The weather is lovely: mid-high teens all week, rather than the zero degree snow we’ve got going on here all week.
Yeah, it’d be cool, but it wouldn’t be painful, and the roads would be salt free and winding through the mountains. To top it all off those waterfalls would be plump from all the run off. It’d be a photography and media making dream. The mountains would be blooming in early spring and I’d have the cameras on hand to catch that moment on two wheels.
Each day we’d loop back to Roanoke before heading out in a different direction the next day. Thanks to all the mountain roads there would be virtually no overlap between loops with each offering unique sites. Having the same base camp also means the bike will be light on gear and ready to explore the mountains.

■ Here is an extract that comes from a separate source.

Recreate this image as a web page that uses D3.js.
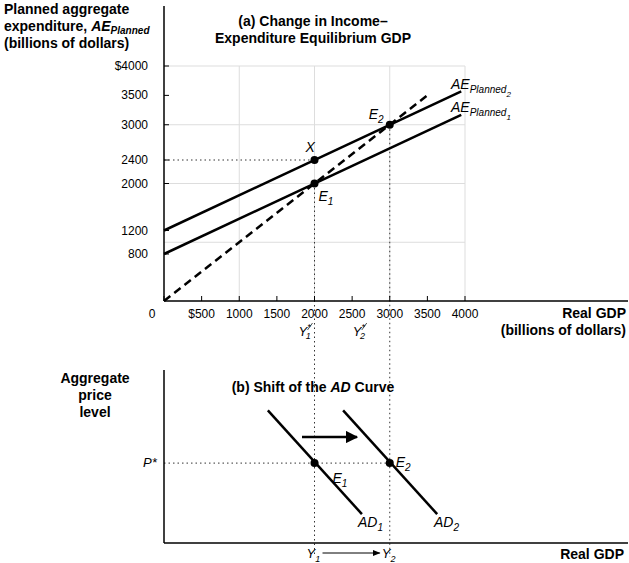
<!DOCTYPE html><html><head><meta charset="utf-8"><script src="https://d3js.org/d3.v7.min.js"></script>
<style>body{margin:0;background:#fff}text{font-family:Arial,"Liberation Sans",sans-serif;fill:#000}</style></head><body>
<svg width="629" height="563"></svg>
<script>
const xTicks=[0,500,1000,1500,2000,2500,3000,3500,4000];
const xTickLabels=["0","$500","1000","1500","2000","2500","3000","3500","4000"];
const yTicks=[800,1200,2000,2400,3000,3500,4000];
const yTickLabels=["800","1200","2000","2400","3000","3500","$4000"];
const gridX=[1000,2000,3000,4000], gridY=[1000,2000,3000,4000];
const ae1=[[0,800],[3950,3170]];
const ae2=[[0,1200],[3950,3570]];
const line45=[[0,0],[3500,3500]];
const eqPoints=[{x:2000,y:2000},{x:2000,y:2400},{x:3000,y:3000}];
// panel b (price level on arbitrary 0-100 scale)
const ad1=[[1380,78],[2630,17]], ad2=[[2380,78],[3630,17]];
const pStar=47;
const svg=d3.select("svg");
const x=d3.scaleLinear().domain([0,4000]).range([164,465]);
const y=d3.scaleLinear().domain([0,4000]).range([301,66]);
const yb=d3.scaleLinear().domain([0,100]).range([543,373]);
const g=svg.append("g");
gridX.forEach(v=>g.append("line").attr("x1",x(v)).attr("x2",x(v)).attr("y1",y(0)).attr("y2",y(4000)).attr("stroke","#ddd"));
gridY.forEach(v=>g.append("line").attr("x1",x(0)).attr("x2",x(4000)).attr("y1",y(v)).attr("y2",y(v)).attr("stroke","#ddd"));
const dot=(a,b,c,d)=>g.append("line").attr("x1",a).attr("y1",b).attr("x2",c).attr("y2",d).attr("stroke","#333").attr("stroke-dasharray","1.5,3");
dot(x(0),y(2400),x(2000),y(2400));
dot(x(2000),y(2000),x(2000),557);
dot(x(3000),y(3000),x(3000),557);
dot(164,yb(pStar),x(3000),yb(pStar));
g.append("line").attr("x1",164).attr("x2",164).attr("y1",6).attr("y2",301).attr("stroke","#000").attr("stroke-width",1.5);
g.append("line").attr("x1",164).attr("x2",628).attr("y1",301).attr("y2",301).attr("stroke","#000").attr("stroke-width",1.5);
xTicks.forEach((v,i)=>{g.append("line").attr("x1",x(v)).attr("x2",x(v)).attr("y1",301).attr("y2",296).attr("stroke","#000");
 g.append("text").attr("x",i==0?152:x(v)).attr("y",318).attr("text-anchor","middle").attr("font-size",12).text(xTickLabels[i]);});
yTicks.forEach((v,i)=>{g.append("line").attr("x1",164).attr("x2",169).attr("y1",y(v)).attr("y2",y(v)).attr("stroke","#000");
 g.append("text").attr("x",148).attr("y",y(v)+4).attr("text-anchor","end").attr("font-size",12).text(yTickLabels[i]);});
const ln=d3.line().x(d=>x(d[0])).y(d=>y(d[1]));
g.append("path").attr("d",ln(ae1)).attr("stroke","#000").attr("stroke-width",2.5).attr("fill","none");
g.append("path").attr("d",ln(ae2)).attr("stroke","#000").attr("stroke-width",2.5).attr("fill","none");
g.append("path").attr("d",ln(line45)).attr("stroke","#000").attr("stroke-width",2.5).attr("stroke-dasharray","8,5").attr("fill","none");
eqPoints.forEach(p=>g.append("circle").attr("cx",x(p.x)).attr("cy",y(p.y)).attr("r",4));
const it=(tx,ty,html,sz=14)=>{const t=g.append("text").attr("x",tx).attr("y",ty).attr("font-size",sz).attr("font-style","italic");t.html(html);return t;};
it(x(2000)-9,y(2400)-8,"X");
it(x(2000)+4,y(2000)+17,"E<tspan font-size='10' dy='4'>1</tspan>");
it(x(3000)-21,y(3000)-6,"E<tspan font-size='10' dy='4'>2</tspan>");
it(451,89,"AE<tspan font-size='10' dy='4'>Planned<tspan font-size='8' dy='4'>2</tspan></tspan>");
it(451,112,"AE<tspan font-size='10' dy='4'>Planned<tspan font-size='8' dy='4'>1</tspan></tspan>");
it(x(2000)-16,336,"Y<tspan font-size='9' dy='-6'>*</tspan><tspan font-size='9' dx='-5' dy='9'>1</tspan>",13);
it(x(3000)-37,336,"Y<tspan font-size='9' dy='-6'>*</tspan><tspan font-size='9' dx='-5' dy='9'>2</tspan>",13);
g.append("line").attr("x1",x(2000)-7).attr("y1",330).attr("x2",x(2000)-2).attr("y2",323).attr("stroke","#000").attr("stroke-width",.7);
g.append("line").attr("x1",x(3000)-28).attr("y1",330).attr("x2",x(3000)-23).attr("y2",323).attr("stroke","#000").attr("stroke-width",.7);
const bt=(tx,ty,s,a="start",sz=14)=>g.append("text").attr("x",tx).attr("y",ty).attr("text-anchor",a).attr("font-size",sz).attr("font-weight","bold").html(s);
bt(4,14,"Planned aggregate");bt(4,31,"expenditure, <tspan font-style='italic'>AE<tspan font-size='10' dy='3'>Planned</tspan></tspan>");bt(4,48,"(billions of dollars)");
bt(313,26,"(a) Change in Income–","middle");bt(313,43,"Expenditure Equilibrium GDP","middle");
bt(626,318,"Real GDP","end");bt(626,335,"(billions of dollars)","end");
g.append("line").attr("x1",164).attr("x2",164).attr("y1",370).attr("y2",543).attr("stroke","#000").attr("stroke-width",1.5);
g.append("line").attr("x1",164).attr("x2",628).attr("y1",543).attr("y2",543).attr("stroke","#000").attr("stroke-width",1.5);
bt(95,383,"Aggregate","middle");bt(95,400,"price","middle");bt(95,417,"level","middle");
bt(313,392,"(b) Shift of the <tspan font-style='italic'>AD</tspan> Curve","middle");
bt(624,559,"Real GDP","end");
const lb=d3.line().x(d=>x(d[0])).y(d=>yb(d[1]));
g.append("path").attr("d",lb(ad1)).attr("stroke","#000").attr("stroke-width",2.5).attr("fill","none");
g.append("path").attr("d",lb(ad2)).attr("stroke","#000").attr("stroke-width",2.5).attr("fill","none");
[2000,3000].forEach(v=>g.append("circle").attr("cx",x(v)).attr("cy",yb(pStar)).attr("r",4));
g.append("defs").html("<marker id='ah' viewBox='0 0 10 10' refX='9' refY='5' markerWidth='5' markerHeight='5' orient='auto'><path d='M0,0L10,5L0,10z'/></marker><marker id='ah2' viewBox='0 0 10 10' refX='9' refY='5' markerWidth='8' markerHeight='8' orient='auto'><path d='M0,1L10,5L0,9z'/></marker>");
g.append("line").attr("x1",302).attr("y1",437).attr("x2",357).attr("y2",437).attr("stroke","#000").attr("stroke-width",2.5).attr("marker-end","url(#ah)");
g.append("line").attr("x1",x(2000)+8).attr("y1",553).attr("x2",x(3000)-10).attr("y2",553).attr("stroke","#000").attr("stroke-width",1).attr("marker-end","url(#ah2)");
it(x(2000)+18,yb(pStar)+20,"E<tspan font-size='10' dy='4'>1</tspan>");
it(x(3000)+6,yb(pStar)+4,"E<tspan font-size='10' dy='4'>2</tspan>");
it(358,527,"AD<tspan font-size='10' dy='4'>1</tspan>");
it(434,527,"AD<tspan font-size='10' dy='4'>2</tspan>");
it(143,467,"P*",13);
it(x(2000)-8,558,"Y<tspan font-size='9' dy='4'>1</tspan>",13);
it(x(3000)-8,558,"Y<tspan font-size='9' dy='4'>2</tspan>",13);
</script></body></html>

Leaving on a Monday morning, we’d be in Roanoke Monday night and ready for a Tuesday-Wednesday-Thursday of motorcycle riding from waterfall to waterfall before making the ride back north into the snow and darkness on Friday.
It’s not a crazy expensive week. Under five hundred bucks for hotel then gas and food money. Two long distance highway days would be all about gas and quick food stops. $200 would feed the van, another $60 would cover the bike. Five days of food on the road could probably be done for $250. All in that’s a thousand dollar holiday. The three days in Virginia would be all about slow lunches and dinners and riding between photogenic waterfalls.
Of course, the ongoing issue is not having the bike delivery system. Mid-winter isn’t the worst time to be a motorcyclist in Canada. The worst time is the end of the off season when the snow is fading but the winter weather hangs on week after week, prolonging the caged life.